We reach a time in ours lives, where we start to care about things that weren't so important before.
It's like the movie… Eat, drink and... what was it the other thing? Something about places, right?
But yeah, I think i finally there.
I not more so pick about what I eat, I'm trying new foods, new flavors, new things that I never thought about before.
Normally there is always someone there by your side... but that it's another story.
I'm living some strangers times.
I'm not okay… Yet, you know?
But, I have never been so, not focused... so submerged in a job like now.
I have been working like there is nothing else... perhaps, because there isn't!
But it's good... I guess.
I still have a lot to do, to work out, but those things don't seem to matter that much.
Nothing really seem to matter... it's like I'm just living day after day, but different.
And today...ah well, today I remembered some good, real good memories.
Like... your mind tend to focus on things dependent of the state of your mind, right?
So if you are in the blue, you know...
Today I just remembered some of the live concerts that I have been at.
And man, I should be greatful. Not only for that, but today... for that.
That time when the Akon's security lost his cellphone in the middle of the crow, and they canceled the rest of the show because they didn't got the phone back... I was so broke that night.
I just had enough money to buy tickets for me and my friend... Maybe not that broke.
Or that time when I almost lost half of Paramore's show because I thought I knew things.
Normally there is a band who opens shows, you know. So you don't need to be there in time, you can smoke some cigarrets outside… Oh well, that was fun.
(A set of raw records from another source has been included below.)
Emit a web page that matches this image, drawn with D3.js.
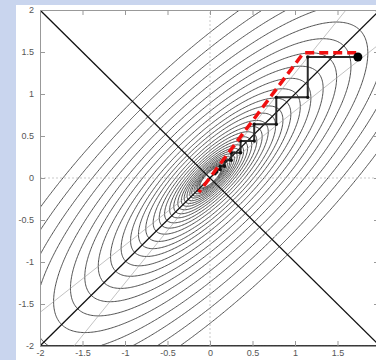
<!DOCTYPE html>
<html>
<head>
<meta charset="utf-8">
<script src="https://cdn.jsdelivr.net/npm/d3@7"></script>
<style>
  html, body { margin: 0; padding: 0; background: #c9d5ee; }
  svg { display: block; }
  .tick text { font-family: "Liberation Sans", Arial, sans-serif; font-size: 9px; fill: #555; }
</style>
</head>
<body>
<div id="chart"></div>
<script>
// quadratic f(x,y) = x^2 + y^2 - 2*c*x*y, ellipses along y = x
const coupling = 0.8;

// contour levels (outermost first)
const contourLevels = [3, 2.4, 1.92, 1.54, 1.23, 0.98, 0.79, 0.63, 0.5, 0.4, 0.32,
  0.26, 0.21, 0.165, 0.132, 0.106, 0.084, 0.068, 0.054, 0.043, 0.035, 0.028,
  0.022, 0.018, 0.014, 0.011, 0.009, 0.007, 0.0058];

// coordinate descent path (black zigzag)
const zigzagX = [1.74, 1.15, 1.15, 0.78, 0.78, 0.52, 0.52, 0.36, 0.36, 0.25, 0.25, 0.17, 0.17, 0.12, 0.12, 0.08, 0.08, 0.06, 0.06];
const zigzagY = [1.44, 1.44, 0.96, 0.96, 0.64, 0.64, 0.44, 0.44, 0.30, 0.30, 0.21, 0.21, 0.14, 0.14, 0.10, 0.10, 0.07, 0.07, 0.05];

// red dashed path
const redX = [1.72, 1.10, -0.13];
const redY = [1.49, 1.49, -0.17];

const xTicks = [-2, -1.5, -1, -0.5, 0, 0.5, 1, 1.5, 2];
const yTicks = [-2, -1.5, -1, -0.5, 0, 0.5, 1, 1.5, 2];

const width = 376, height = 360;
const plot = { left: 40, right: 380, top: 10, bottom: 346 };

const svg = d3.select('#chart').append('svg')
  .attr('width', width)
  .attr('height', height);

svg.append('rect').attr('width', width).attr('height', height).attr('fill', '#c9d5ee');
svg.append('rect').attr('x', 16).attr('y', 5).attr('width', width - 16).attr('height', height - 5).attr('fill', '#fff');

const x = d3.scaleLinear().domain([-2, 2]).range([plot.left, plot.right]);
const y = d3.scaleLinear().domain([-2, 2]).range([plot.bottom, plot.top]);

svg.append('clipPath').attr('id', 'clip')
  .append('rect')
  .attr('x', plot.left).attr('y', plot.top)
  .attr('width', plot.right - plot.left).attr('height', plot.bottom - plot.top);

const g = svg.append('g').attr('clip-path', 'url(#clip)');

// contour grid
const n = 240;
const values = new Array(n * n);
for (let j = 0; j < n; j++) {
  for (let i = 0; i < n; i++) {
    const px = -2 + 4 * i / (n - 1);
    const py = -2 + 4 * j / (n - 1);
    values[i + j * n] = px * px + py * py - 2 * coupling * px * py;
  }
}
const contours = d3.contours().size([n, n]).thresholds(contourLevels)(values);
const toPlot = d3.geoTransform({
  point: function (i, j) {
    this.stream.point(x(-2 + 4 * i / (n - 1)), y(-2 + 4 * j / (n - 1)));
  }
});
g.selectAll('.contour')
  .data(contours)
  .enter()
  .append('path')
  .attr('class', 'contour')
  .attr('d', d3.geoPath(toPlot))
  .attr('fill', 'none')
  .attr('stroke', '#3c3c3c')
  .attr('stroke-width', 0.9);

// dashed zero lines
g.append('line').attr('x1', x(0)).attr('x2', x(0)).attr('y1', y(-2)).attr('y2', y(2))
  .attr('stroke', '#bbb').attr('stroke-width', 0.8).attr('stroke-dasharray', '2,2');
g.append('line').attr('x1', x(-2)).attr('x2', x(2)).attr('y1', y(0)).attr('y2', y(0))
  .attr('stroke', '#bbb').attr('stroke-width', 0.8).attr('stroke-dasharray', '2,2');

// thin lines where one partial derivative vanishes
[coupling, 1 / coupling].forEach(s => {
  g.append('line')
    .attr('x1', x(-2)).attr('y1', y(-2 * s))
    .attr('x2', x(2)).attr('y2', y(2 * s))
    .attr('stroke', '#999').attr('stroke-width', 0.6);
});

// principal axes
g.append('line').attr('x1', x(-2)).attr('y1', y(-2)).attr('x2', x(2)).attr('y2', y(2))
  .attr('stroke', '#111').attr('stroke-width', 1.3);
g.append('line').attr('x1', x(-2)).attr('y1', y(2)).attr('x2', x(2)).attr('y2', y(-2))
  .attr('stroke', '#111').attr('stroke-width', 1.3);

// axes frame (the label at x = 2 falls outside the window)
const fmt = d => String(d);
svg.append('g').attr('transform', `translate(${plot.left},0)`)
  .call(d3.axisLeft(y).tickValues(yTicks).tickSize(-5).tickPadding(6).tickFormat(fmt));
svg.append('g').attr('transform', `translate(0,${plot.bottom})`)
  .call(d3.axisBottom(x).tickValues(xTicks).tickSize(-5).tickPadding(4)
    .tickFormat(d => (x(d) > width - 6 ? '' : String(d))));
svg.append('g').attr('transform', `translate(0,${plot.top})`)
  .call(d3.axisTop(x).tickValues(xTicks).tickSize(-5).tickFormat(''));
svg.append('g').attr('transform', `translate(${plot.right},0)`)
  .call(d3.axisRight(y).tickValues(yTicks).tickSize(-6).tickFormat(''));
svg.selectAll('.domain').attr('stroke', '#999');
svg.selectAll('.tick line').attr('stroke', '#999');

// coordinate descent zigzag
const zigzag = zigzagX.map((v, i) => [v, zigzagY[i]]);
const line = d3.line().x(d => x(d[0])).y(d => y(d[1]));
g.append('path')
  .attr('d', line(zigzag))
  .attr('fill', 'none')
  .attr('stroke', '#2a2a2a')
  .attr('stroke-width', 2);
g.selectAll('.corner')
  .data(zigzag)
  .enter()
  .append('circle')
  .attr('class', 'corner')
  .attr('cx', d => x(d[0]))
  .attr('cy', d => y(d[1]))
  .attr('r', 1.7)
  .attr('fill', '#111');

// red dashed path
const red = redX.map((v, i) => [v, redY[i]]);
g.append('path')
  .attr('d', line(red))
  .attr('fill', 'none')
  .attr('stroke', '#f01010')
  .attr('stroke-width', 3.5)
  .attr('stroke-linejoin', 'round')
  .attr('stroke-dasharray', '9,5');

// start point
g.append('circle')
  .attr('cx', x(zigzag[0][0]))
  .attr('cy', y(zigzag[0][1]))
  .attr('r', 4.5)
  .attr('fill', '#000');
</script>
</body>
</html>
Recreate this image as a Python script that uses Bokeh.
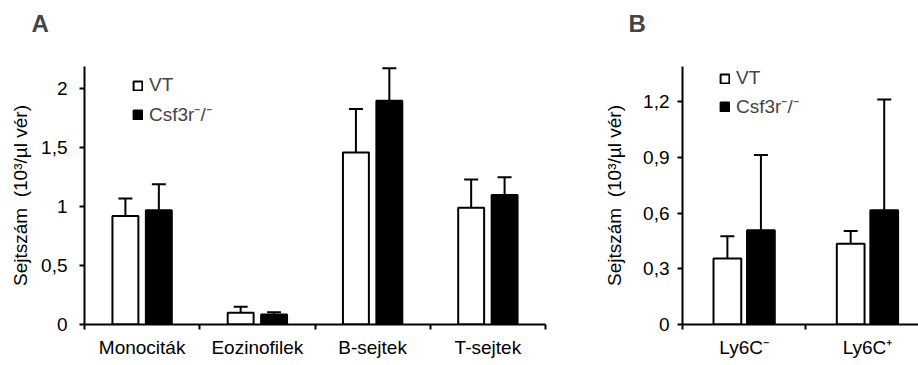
from bokeh.plotting import figure
from bokeh.models import (Range1d, FixedTicker, Whisker, TeeHead, ColumnDataSource,
                          Legend, LegendItem)
from bokeh.layouts import row
from bokeh.embed import file_html
from bokeh.resources import INLINE

FONT = "Liberation Sans"

# ---------------- data ----------------
series_labels = ["VT", "Csf3r⁻/⁻"]
y_label = "Sejtszám\u00a0 (10³/µl vér)"

a_categories = ["Monociták", "Eozinofilek", "B-sejtek", "T-sejtek"]
a_vt = [0.92, 0.10, 1.46, 0.99]
a_vt_err = [0.15, 0.05, 0.37, 0.24]
a_ko = [0.97, 0.085, 1.90, 1.10]
a_ko_err = [0.22, 0.02, 0.275, 0.15]
a_yticks = [0, 0.5, 1, 1.5, 2]
a_ytick_labels = ["0", "0,5", "1", "1,5", "2"]

b_categories = ["Ly6C⁻", "Ly6C⁺"]
b_vt = [0.355, 0.435]
b_vt_err = [0.12, 0.068]
b_ko = [0.507, 0.615]
b_ko_err = [0.405, 0.597]
b_yticks = [0, 0.3, 0.6, 0.9, 1.2]
b_ytick_labels = ["0", "0,3", "0,6", "0,9", "1,2"]


def make_panel(letter, cats, vt, vt_err, ko, ko_err, yticks, ytick_labels,
               width, x_end, y_end, border_left, border_right, offset,
               letter_offset, legend_loc, legend_spacing, ytick_standoff, ylabel_standoff):
    p = figure(width=width, height=365, output_backend="svg", toolbar_location=None,
               x_range=Range1d(0, x_end), y_range=Range1d(0, y_end),
               min_border_left=border_left, min_border_right=border_right,
               min_border_top=66, min_border_bottom=41)
    p.outline_line_color = None
    p.xgrid.grid_line_color = None
    p.ygrid.grid_line_color = None

    # panel letter; the trailing empty line lifts it above the frame
    p.title.text = letter + "\n"
    p.title.text_font = FONT
    p.title.text_font_size = "24px"
    p.title.text_font_style = "bold"
    p.title.text_line_height = 1.1
    p.title.align = "left"
    p.title.offset = letter_offset
    p.title.standoff = 0
    p.title.vertical_align = "bottom"

    n = len(cats)
    centers = [i + 0.5 for i in range(n)]
    src_vt = ColumnDataSource(dict(x=[c - offset for c in centers], top=vt,
                                   upper=[v + e for v, e in zip(vt, vt_err)]))
    src_ko = ColumnDataSource(dict(x=[c + offset for c in centers], top=ko,
                                   upper=[v + e for v, e in zip(ko, ko_err)]))

    for src in (src_vt, src_ko):
        p.add_layout(Whisker(source=src, base="x", upper="upper", lower="top",
                             dimension="height", line_color="black", line_width=2,
                             upper_head=TeeHead(size=14, line_color="black", line_width=2),
                             lower_head=None, level="underlay"))

    r_vt = p.vbar(x="x", top="top", bottom=0, width=0.225, source=src_vt,
                  fill_color="white", line_color="black", line_width=2)
    r_ko = p.vbar(x="x", top="top", bottom=0, width=0.225, source=src_ko,
                  fill_color="black", line_color="black", line_width=2)

    legend = Legend(items=[LegendItem(label=series_labels[0], renderers=[r_vt]),
                           LegendItem(label=series_labels[1], renderers=[r_ko])],
                    location=legend_loc, glyph_width=11, glyph_height=11,
                    label_text_font=FONT, label_text_font_size="19px",
                    label_standoff=6, padding=0, margin=0, spacing=legend_spacing,
                    background_fill_alpha=0, border_line_alpha=0,
                    label_height=22, label_text_baseline="middle")
    p.add_layout(legend)

    xa = p.xaxis[0]
    xa.ticker = FixedTicker(ticks=centers, minor_ticks=list(range(n + 1)))
    xa.major_label_overrides = {c: lab for c, lab in zip(centers, cats)}
    xa.major_tick_line_color = None
    xa.major_tick_out = 5
    xa.major_tick_in = 0
    xa.minor_tick_line_color = "black"
    xa.minor_tick_line_width = 2
    xa.minor_tick_out = 5
    xa.minor_tick_in = 0
    xa.axis_line_width = 2
    xa.axis_line_color = "black"
    xa.major_label_text_font = FONT
    xa.major_label_text_font_size = "19px"
    xa.major_label_text_color = "black"
    xa.major_label_standoff = 7

    ya = p.yaxis[0]
    ya.ticker = FixedTicker(ticks=yticks, minor_ticks=[])
    ya.major_label_overrides = {t: lab for t, lab in zip(yticks, ytick_labels)}
    ya.axis_line_width = 2
    ya.axis_line_color = "black"
    ya.major_tick_line_width = 2
    ya.major_tick_out = 5
    ya.major_tick_in = 0
    ya.minor_tick_line_color = None
    ya.major_label_text_font = FONT
    ya.major_label_text_font_size = "19px"
    ya.major_label_text_color = "black"
    ya.major_label_standoff = ytick_standoff
    ya.axis_label = y_label
    ya.axis_label_text_font = FONT
    ya.axis_label_text_font_size = "19px"
    ya.axis_label_text_font_style = "normal"
    ya.axis_label_text_color = "black"
    ya.axis_label_standoff = ylabel_standoff
    return p


pa = make_panel("A", a_categories, a_vt, a_vt_err, a_ko, a_ko_err, a_yticks, a_ytick_labels,
                width=568, x_end=4, y_end=2.19, border_left=84, border_right=23,
                offset=0.145, letter_offset=-53, legend_loc=(48, 197), legend_spacing=5,
                ytick_standoff=12, ylabel_standoff=7)
pb = make_panel("B", b_categories, b_vt, b_vt_err, b_ko, b_ko_err, b_yticks, b_ytick_labels,
                width=350, x_end=1.914, y_end=1.389, border_left=114, border_right=0,
                offset=0.136, letter_offset=-54, legend_loc=(37, 205), legend_spacing=4,
                ytick_standoff=8, ylabel_standoff=15)

layout = row(pa, pb)
open("out.html", "w").write(file_html(layout, INLINE))
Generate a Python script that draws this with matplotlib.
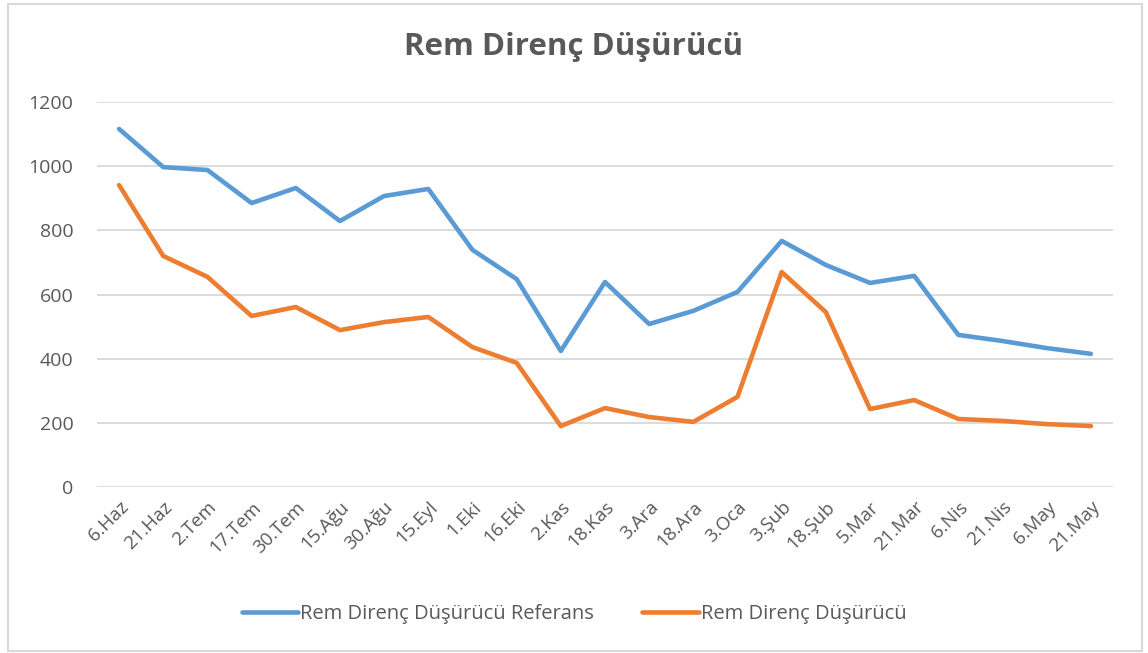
import matplotlib
matplotlib.use("Agg")
import matplotlib.pyplot as plt
from matplotlib.patches import Rectangle

# dates and measured values
dates = ['6.Haz', '21.Haz', '2.Tem', '17.Tem', '30.Tem', '15.Ağu', '30.Ağu', '15.Eyl',
         '1.Eki', '16.Eki', '2.Kas', '18.Kas', '3.Ara', '18.Ara', '3.Oca', '3.Şub',
         '18.Şub', '5.Mar', '21.Mar', '6.Nis', '21.Nis', '6.May', '21.May']
referans = [1116, 997, 988, 885, 932, 829, 907, 929, 739, 648, 424, 639, 508, 549,
            608, 767, 692, 636, 658, 474, 455, 433, 415]
dusurucu = [941, 720, 655, 533, 561, 489, 514, 530, 436, 387, 190, 246, 218, 203,
            281, 670, 545, 243, 271, 212, 206, 196, 190]
y_ticks = [0, 200, 400, 600, 800, 1000, 1200]

grey = '#595959'
plt.rcParams['font.family'] = ['Open Sans', 'DejaVu Sans']

fig = plt.figure(figsize=(11.48, 6.53), dpi=100)
ax = fig.add_axes([0.0845, 0.2542, 0.885, 0.5896])

x = list(range(len(dates)))
ax.plot(x, referans, color='#5B9BD5', lw=3.3, solid_joinstyle='round',
        solid_capstyle='round', label='Rem Direnç Düşürücü Referans')
ax.plot(x, dusurucu, color='#ED7D31', lw=3.3, solid_joinstyle='round',
        solid_capstyle='round', label='Rem Direnç Düşürücü')

ax.set_xlim(-0.5, len(dates) - 0.5)
ax.set_ylim(0, 1200)
ax.set_yticks(y_ticks)
ax.set_yticklabels([str(v) for v in y_ticks], fontsize=14, color=grey)
ax.set_xticks(x)
ax.set_xticklabels(dates, rotation=45, ha='right', rotation_mode='anchor',
                   fontsize=13.5, color=grey)
ax.tick_params(length=0, pad=8)
ax.tick_params(axis='y', pad=17)
ax.grid(axis='y', color='#D9D9D9', lw=1.3)
ax.set_axisbelow(True)
for s in ax.spines.values():
    s.set_visible(False)

fig.text(0.5, 0.928, 'Rem Direnç Düşürücü', ha='center', va='center',
         fontsize=22.5, fontweight='bold', color=grey)

leg = fig.legend(loc='center', bbox_to_anchor=(0.5, 0.059), ncol=2, frameon=False,
                 fontsize=14.5, handlelength=2.8, handletextpad=0.1, columnspacing=2.4)
for t in leg.get_texts():
    t.set_color(grey)

fig.patches.append(Rectangle((8 / 1148, 2 / 653), 1134 / 1148, 647 / 653,
                             transform=fig.transFigure, fill=False,
                             edgecolor='#D9D9D9', lw=1.5))

fig.savefig('out.png', dpi=100, facecolor='white')
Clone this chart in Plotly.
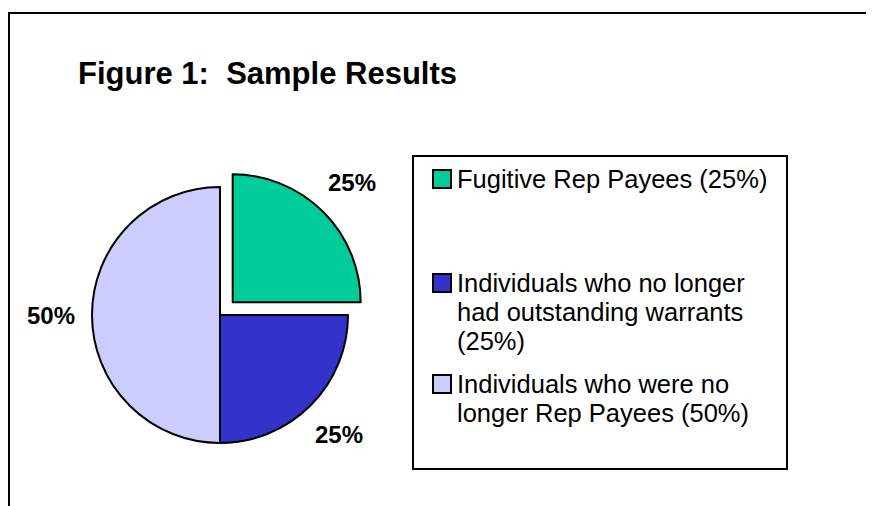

What about the time when I went to 50 cent's show?
That was a fucking show. Never saw something national that can compare, structurally speaking.
Always with a wingman by my side.
But then there was that one that no one was "available" to go with me... Mallu Magalhães.
Yeah, I know. And then, I went by myself and "Fuck the world!". I do whatever the fuck I want.
And that was something, let me tell you. I lost the oportunity to meet her, but no regrets!
And of course, there was the one last of show of that band that you have known all your life...
Yeah, that tragic end when someone dies... because of depression. And oh yeah, not so long after, another member dies, because of the fucking same hing!
Yeah, life sucks right?
Even more when you have to tell the person, who went with you on that show, that the vocalist, who she liked way more than you, died of suicide the night before. Not so long after the show where you went literally wild in the crowd.
Best show of my life, with the person who knew the most of me.
Yeah... BTW, I had to tell this person about the dead of two vocalists, that she is a fan of, whom died from suicide caused by depression.
But yeah! Great memories, a lot to think about. Maybe a new tattoo?